_Raw data_
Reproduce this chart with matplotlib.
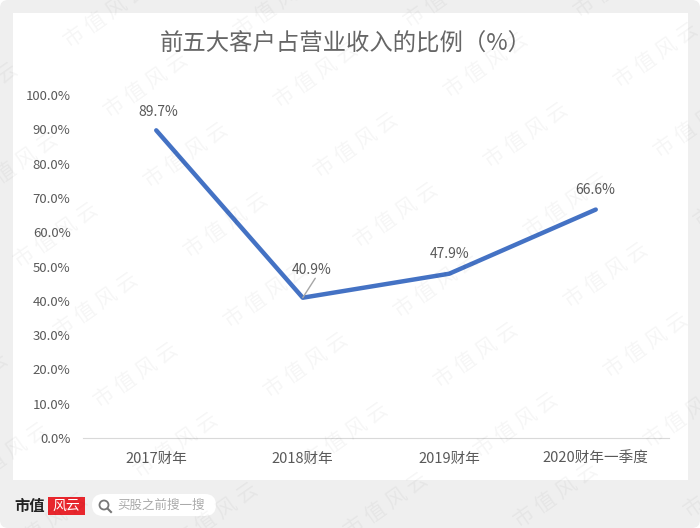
import matplotlib
matplotlib.use("Agg")
import matplotlib.pyplot as plt
from matplotlib.patches import Rectangle, FancyBboxPatch, Circle
from matplotlib.lines import Line2D

plt.rcParams['font.family'] = ['Noto Sans CJK SC', 'DejaVu Sans']

categories = ["2017财年", "2018财年", "2019财年", "2020财年一季度"]
values = [89.7, 40.9, 47.9, 66.6]
value_labels = ["89.7%", "40.9%", "47.9%", "66.6%"]
y_ticks = [0, 10, 20, 30, 40, 50, 60, 70, 80, 90, 100]
title = "前五大客户占营业收入的比例（%）"
W, H = 700, 528

fig = plt.figure(figsize=(7, 5.28), dpi=100, facecolor="white")

# page layer in pixel coordinates, y pointing down
bg = fig.add_axes([0, 0, 1, 1], zorder=0)
bg.set_xlim(0, W)
bg.set_ylim(H, 0)
bg.axis("off")
bg.add_patch(FancyBboxPatch((3, 3), W - 6, H - 6, boxstyle="round,pad=3,rounding_size=8",
                            fc="#efefef", ec="none"))
bg.add_patch(Rectangle((13, 13), 675, 467, fc="white", ec="none"))

# chart
ax = fig.add_axes([83 / W, 1 - 438 / H, 586 / W, 343 / H], zorder=1)
ax.patch.set_alpha(0)
x = list(range(len(categories)))
ax.plot(x, values, color="#4472c4", lw=3.2, solid_capstyle="round", solid_joinstyle="round")
ax.set_xlim(-0.5, 3.5)
ax.set_ylim(0, 100)
ax.set_xticks(x, categories)
ax.set_yticks(y_ticks, [f"{t:.1f}%" for t in y_ticks])
ax.tick_params(length=0, labelcolor="#595959")
ax.tick_params(axis="x", pad=10, labelsize=10.5)
ax.tick_params(axis="y", pad=9, labelsize=9.5)
for s in ["top", "right", "left"]:
    ax.spines[s].set_visible(False)
ax.spines["bottom"].set_color("#d9d9d9")

offsets = [(-13, 8), (-8, 15), (-14, 9), (-15, 9)]
for i, v in enumerate(values):
    ax.annotate(value_labels[i], (i, v), xytext=offsets[i], textcoords="offset points",
                ha="left", va="bottom", fontsize=10, color="#595959")
# leader line of the 2018 label
ax.annotate("", (1, values[1]), xytext=(9, 14), textcoords="offset points",
            arrowprops=dict(arrowstyle="-", color="#a6a6a6", lw=1, shrinkA=0, shrinkB=0))

bg.text(346, 44, title, ha="center", va="center", fontsize=16.8, color="#666666")

# watermark over everything
wm = fig.add_axes([0, 0, 1, 1], zorder=2)
wm.set_xlim(0, W)
wm.set_ylim(H, 0)
wm.axis("off")
for i in range(-3, 7):
    for j in range(-1, 8):
        cx = 356 + 170 * (i - 1) + 40 * (j - 1) + 170
        cy = 145 - 10 * (i - 1) + 70 * (j - 1) - 10
        if -40 < cx < W + 40 and -30 < cy < H + 30:
            wm.text(cx, cy, "市 值 风 云", ha="center", va="center", rotation=35, fontsize=15,
                    color="#000000", alpha=0.04, clip_on=True)

# footer logo and search box
wm.text(30, 506, "市值", ha="center", va="center", fontsize=11, fontweight="bold", color="#222222")
wm.add_patch(Rectangle((48, 497), 37, 18, fc="#e8262d", ec="none"))
wm.text(66.5, 505.5, "风云", ha="center", va="center", fontsize=10, style="italic", color="white")
wm.add_patch(FancyBboxPatch((92, 494), 124, 22, boxstyle="round,pad=0,rounding_size=11", fc="white", ec="none"))
wm.add_patch(Circle((104, 505), 4.5, fc="none", ec="#777777", lw=1.3))
wm.add_line(Line2D([107.5, 111], [508.5, 512], color="#777777", lw=1.5))
wm.text(117, 505.5, "买股之前搜一搜", ha="left", va="center", fontsize=9, color="#aaaaaa")

fig.savefig("out.png", dpi=100)
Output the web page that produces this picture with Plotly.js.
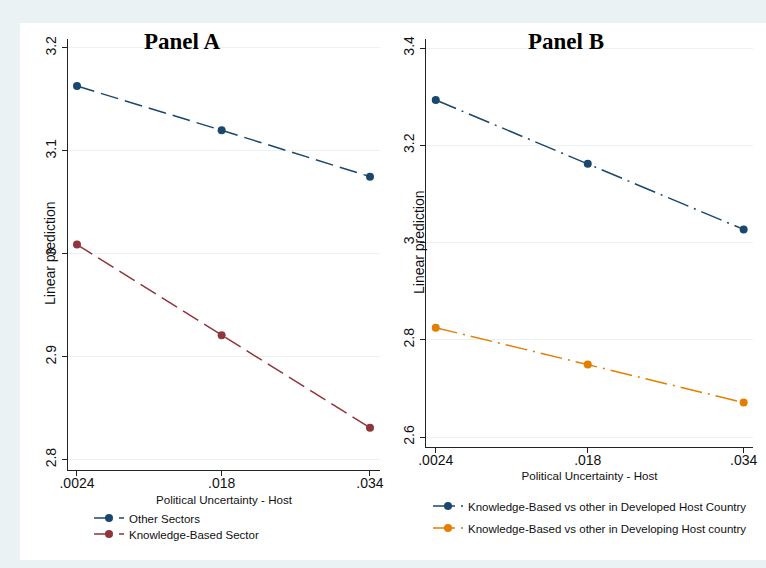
<!DOCTYPE html>
<html>
<head>
<meta charset="utf-8">
<script src="https://cdn.plot.ly/plotly-3.0.1.min.js"></script>
<style>
html,body{margin:0;padding:0;background:#ffffff;}
#chart{width:766px;height:568px;}
</style>
</head>
<body>
<div id="chart"></div>
<script>
// ---- data ----
var uncertainty = [0.0024, 0.018, 0.034];
var uncertaintyLabels = ['.0024', '.018', '.034'];

var otherSectors = [3.163, 3.120, 3.075];
var knowledgeSector = [3.009, 2.921, 2.831];

var developedHost = [3.293, 3.162, 3.027];
var developingHost = [2.825, 2.749, 2.671];

var yTicksA = [2.8, 2.9, 3.0, 3.1, 3.2];
var yTickLabelsA = ['2.8', '2.9', '3', '3.1', '3.2'];
var yTicksB = [2.6, 2.8, 3.0, 3.2, 3.4];
var yTickLabelsB = ['2.6', '2.8', '3', '3.2', '3.4'];

var seriesNames = ['Other Sectors', 'Knowledge-Based Sector',
  'Knowledge-Based vs other in Developed Host Country',
  'Knowledge-Based vs other in Developing Host country'];
var panelTitles = ['Panel A', 'Panel B'];
var xTitle = 'Political Uncertainty - Host';
var yTitle = 'Linear prediction';

// ---- styling ----
var navy = '#1a476f', maroon = '#90353b', orange = '#e37e00';
var gridCol = '#eaf2f3';
var sans = 'Liberation Sans, Arial, Helvetica, sans-serif';
var dashA = '18px,7px';
var dashB = '22px,6px,2px,6px';

// pixel -> paper helpers (plot area: x 68..753, y 39..470)
var L = 68, R = 753, T = 39, B = 470;
function px(X){ return (X - L) / (R - L); }
function py(Y){ return (B - Y) / (B - T); }

function trace(y, name, color, dash, xa, ya, leg){
  return {
    x: uncertainty, y: y, name: name, type: 'scatter', mode: 'lines+markers',
    xaxis: xa, yaxis: ya, legend: leg,
    line: {color: color, width: 1.5, dash: dash},
    marker: {color: color, size: 8}
  };
}

var data = [
  trace(otherSectors, seriesNames[0], navy, dashA, 'x', 'y', 'legend'),
  trace(knowledgeSector, seriesNames[1], maroon, dashA, 'x', 'y', 'legend2'),
  trace(developedHost, seriesNames[2], navy, dashB, 'x2', 'y2', 'legend3'),
  trace(developingHost, seriesNames[3], orange, dashB, 'x2', 'y2', 'legend4')
];

function xAxis(domain, range, anchor, standoff){
  return {
    domain: domain, range: range, anchor: anchor,
    tickvals: uncertainty, ticktext: uncertaintyLabels,
    showgrid: false, zeroline: false,
    showline: true, linecolor: '#222', linewidth: 1,
    ticks: 'outside', ticklen: 5, tickcolor: '#222', tickwidth: 1,
    ticklabelstandoff: -5,
    tickfont: {family: sans, size: 14, color: '#111'},
    title: {text: xTitle, font: {family: sans, size: 11.6, color: '#111'}, standoff: standoff}
  };
}
function yAxis(domain, range, anchor, tv, tt){
  return {
    domain: domain, range: range, anchor: anchor,
    tickvals: tv, ticktext: tt, tickangle: -90,
    showgrid: true, gridcolor: gridCol, gridwidth: 1, zeroline: false,
    showline: true, linecolor: '#222', linewidth: 1,
    ticks: 'outside', ticklen: 5, tickcolor: '#222', tickwidth: 1,
    tickfont: {family: sans, size: 14, color: '#111'}
  };
}

function legendAt(X, Y){
  return {x: px(X), y: py(Y), xanchor: 'left', yanchor: 'middle',
    bgcolor: 'rgba(0,0,0,0)', borderwidth: 0,
    font: {family: sans, size: 11.5, color: '#111'}};
}

var layout = {
  width: 766, height: 568,
  margin: {l: L, r: 766 - R, t: T, b: 568 - B, pad: 0, autoexpand: false},
  paper_bgcolor: '#eaf2f3',
  plot_bgcolor: 'rgba(0,0,0,0)',
  showlegend: true,
  font: {family: sans, color: '#111'},
  xaxis: xAxis([0, px(380)], [0.00143, 0.03508], 'y', 6),
  yaxis: yAxis([0, 1], [2.790, 3.2087], 'x', yTicksA, yTickLabelsA),
  xaxis2: xAxis([px(426), 1], [0.0014, 0.03496], 'y2', 4),
  yaxis2: yAxis([py(447.3), 1], [2.579, 3.4185], 'x2', yTicksB, yTickLabelsB),
  legend: legendAt(89, 518),
  legend2: legendAt(89, 534),
  legend3: legendAt(428, 506),
  legend4: legendAt(428, 528),
  shapes: [{
    type: 'rect', xref: 'paper', yref: 'paper', layer: 'below',
    x0: px(20), x1: px(770), y0: py(560), y1: py(23),
    fillcolor: '#ffffff', line: {width: 0}
  }],
  annotations: [
    {text: panelTitles[0], xref: 'paper', yref: 'paper', x: px(181.5), y: py(41),
      xanchor: 'center', yanchor: 'middle', showarrow: false,
      font: {family: 'Liberation Serif, Times New Roman, serif', size: 23, color: '#000', weight: 'bold'}},
    {text: panelTitles[1], xref: 'paper', yref: 'paper', x: px(565.5), y: py(41),
      xanchor: 'center', yanchor: 'middle', showarrow: false,
      font: {family: 'Liberation Serif, Times New Roman, serif', size: 23, color: '#000', weight: 'bold'}},
    {text: yTitle, xref: 'paper', yref: 'paper', x: px(50), y: py(253), textangle: -90,
      xanchor: 'center', yanchor: 'middle', showarrow: false,
      font: {family: sans, size: 14, color: '#111'}},
    {text: yTitle, xref: 'paper', yref: 'paper', x: px(419), y: py(242), textangle: -90,
      xanchor: 'center', yanchor: 'middle', showarrow: false,
      font: {family: sans, size: 14, color: '#111'}}
  ]
};

Plotly.newPlot('chart', data, layout, {displayModeBar: false, staticPlot: true});
</script>
</body>
</html>
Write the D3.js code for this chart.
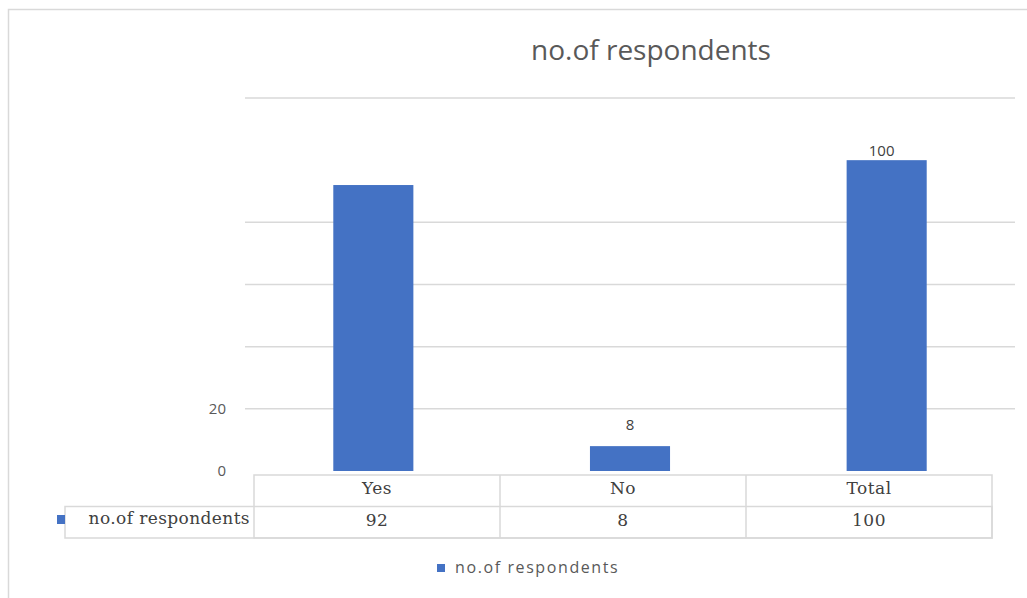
<!DOCTYPE html>
<html>
<head>
<meta charset="utf-8">
<script src="https://cdn.jsdelivr.net/npm/d3@7"></script>
<style>
  body { margin: 0; background: #fff; }
  svg { display: block; }
</style>
</head>
<body>
<div id="wrapper"></div>
<script>
// data
var categories = ['Yes', 'No', 'Total']
var values = [92, 8, 100]
var seriesName = 'no.of respondents'
var gridValues = [20, 40, 60, 80, 120] // the 100 line is not drawn in the original
var tickLabels = [0, 20]               // only these two survive on the axis
var labelled = ['No', 'Total']         // data labels shown only on these bars

var width = 1027, height = 598
var blue = '#4472c4'
var grey = '#595959'

var svg = d3.select('#wrapper').append('svg')
  .attr('width', width)
  .attr('height', height)

// chart frame, only top and left edge are in view
svg.append('rect')
  .attr('x', 8.5).attr('y', 9.5)
  .attr('width', 1100).attr('height', 700)
  .attr('fill', 'none')
  .attr('stroke', '#d9d9d9')
  .attr('stroke-width', 1.5)

svg.append('text')
  .text(seriesName)
  .attr('x', 651)
  .attr('y', 60)
  .attr('text-anchor', 'middle')
  .attr('font-family', 'Open Sans, sans-serif')
  .attr('font-size', 28)
  .attr('fill', grey)

var x = d3.scaleBand()
  .domain(categories)
  .range([245, 1015])
  .paddingInner(0.688)
  .paddingOuter(0.344)

var y = d3.scaleLinear()
  .domain([0, 120])
  .range([471, 98])

// gridlines
svg.append('g').selectAll('line')
  .data(gridValues)
  .join('line')
  .attr('x1', 245).attr('x2', 1015)
  .attr('y1', d => y(d)).attr('y2', d => y(d))
  .attr('stroke', '#d9d9d9')
  .attr('stroke-width', 1.5)

// y tick labels
svg.append('g').selectAll('text')
  .data(tickLabels)
  .join('text')
  .text(d => d)
  .attr('x', 226)
  .attr('y', d => y(d) + 5)
  .attr('text-anchor', 'end')
  .attr('font-family', 'Open Sans, sans-serif')
  .attr('font-size', 15)
  .attr('fill', grey)

// bars
svg.append('g').selectAll('rect')
  .data(values)
  .join('rect')
  .attr('x', (d, i) => x(categories[i]))
  .attr('y', d => y(d))
  .attr('width', x.bandwidth())
  .attr('height', d => y(0) - y(d))
  .attr('fill', blue)

// data labels (the 100 label sits tight on its bar in the original)
svg.append('g').selectAll('text')
  .data(values.filter((d, i) => labelled.includes(categories[i])))
  .join('text')
  .text(d => d)
  .attr('x', d => x(categories[values.indexOf(d)]) + x.bandwidth() / 2 - (d == 100 ? 5 : 0))
  .attr('y', d => y(d) - (d == 100 ? 4 : 16))
  .attr('text-anchor', 'middle')
  .attr('font-family', 'Open Sans, sans-serif')
  .attr('font-size', 15)
  .attr('fill', '#404040')

// data table under the axis
var tx = d3.scaleBand()
  .domain(categories)
  .range([254, 992])
var rowTop = 475, rowMid = 506.5, rowBot = 538
var table = svg.append('g')
  .attr('stroke', '#d9d9d9')
  .attr('stroke-width', 1.5)
  .attr('fill', 'none')

table.append('rect')
  .attr('x', 254).attr('y', rowTop)
  .attr('width', 992 - 254).attr('height', rowBot - rowTop)
table.append('rect')
  .attr('x', 65).attr('y', rowMid)
  .attr('width', 992 - 65).attr('height', rowBot - rowMid)
table.selectAll('line')
  .data(categories.slice(1))
  .join('line')
  .attr('x1', d => tx(d)).attr('x2', d => tx(d))
  .attr('y1', rowTop).attr('y2', rowBot)

var serif = 'DejaVu Serif, serif'
svg.append('g').selectAll('text')
  .data(categories)
  .join('text')
  .text(d => d)
  .attr('x', d => tx(d) + tx.bandwidth() / 2)
  .attr('y', 494)
  .attr('text-anchor', 'middle')
  .attr('font-family', serif)
  .attr('font-size', 17)
  .attr('letter-spacing', 0.5)
  .attr('fill', '#404040')

svg.append('g').selectAll('text')
  .data(values)
  .join('text')
  .text(d => d)
  .attr('x', (d, i) => tx(categories[i]) + tx.bandwidth() / 2)
  .attr('y', 526)
  .attr('text-anchor', 'middle')
  .attr('font-family', serif)
  .attr('font-size', 17)
  .attr('letter-spacing', 0.5)
  .attr('fill', '#404040')

svg.append('rect')
  .attr('x', 57).attr('y', 515)
  .attr('width', 8).attr('height', 9)
  .attr('fill', blue)
svg.append('text')
  .text(seriesName)
  .attr('x', 250)
  .attr('y', 524)
  .attr('text-anchor', 'end')
  .attr('font-family', serif)
  .attr('font-size', 17)
  .attr('letter-spacing', 0.4)
  .attr('fill', '#404040')

// legend
var legend = svg.append('g').attr('transform', 'translate(437,564)')
legend.append('rect')
  .attr('width', 8).attr('height', 8)
  .attr('fill', blue)
legend.append('text')
  .text(seriesName)
  .attr('x', 18)
  .attr('y', 9)
  .attr('font-family', 'Open Sans, sans-serif')
  .attr('font-size', 16)
  .attr('letter-spacing', 1.6)
  .attr('fill', grey)
</script>
</body>
</html>
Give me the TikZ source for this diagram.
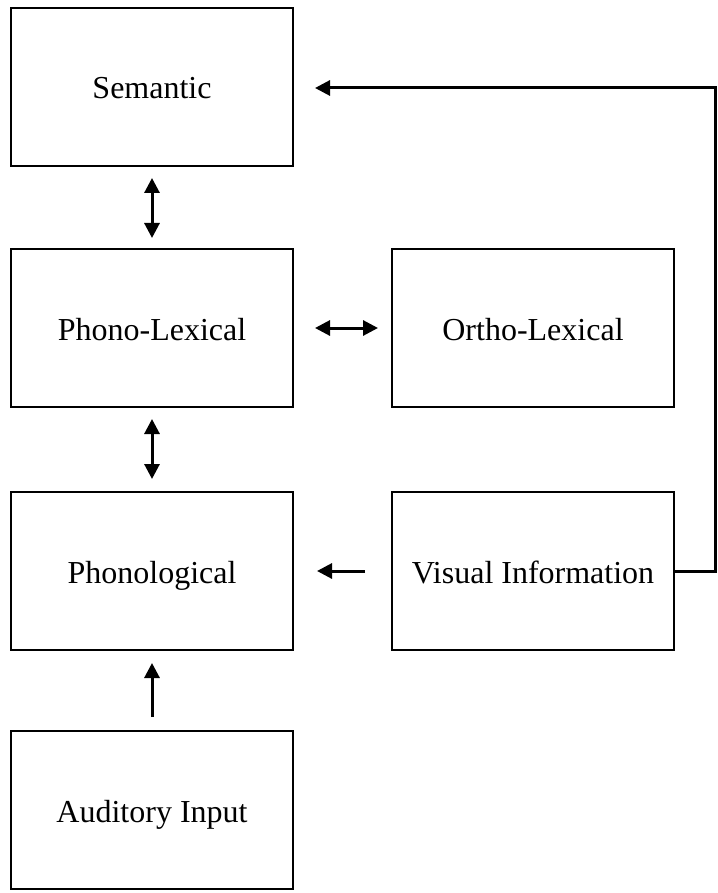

_Stated goal_
Only the lines from the start of the entries above to the line containing "plt.rcParams['font.family'] = ['Noto" are to be given again, exactly and with both ends included; pictures are excluded.

_Task response_
Reproduce this chart with matplotlib.
import matplotlib
matplotlib.use("Agg")
import matplotlib.pyplot as plt
from matplotlib.patches import Rectangle, FancyBboxPatch, Circle
from matplotlib.lines import Line2D

plt.rcParams['font.family'] = ['Noto Sans CJK SC', 'DejaVu Sans']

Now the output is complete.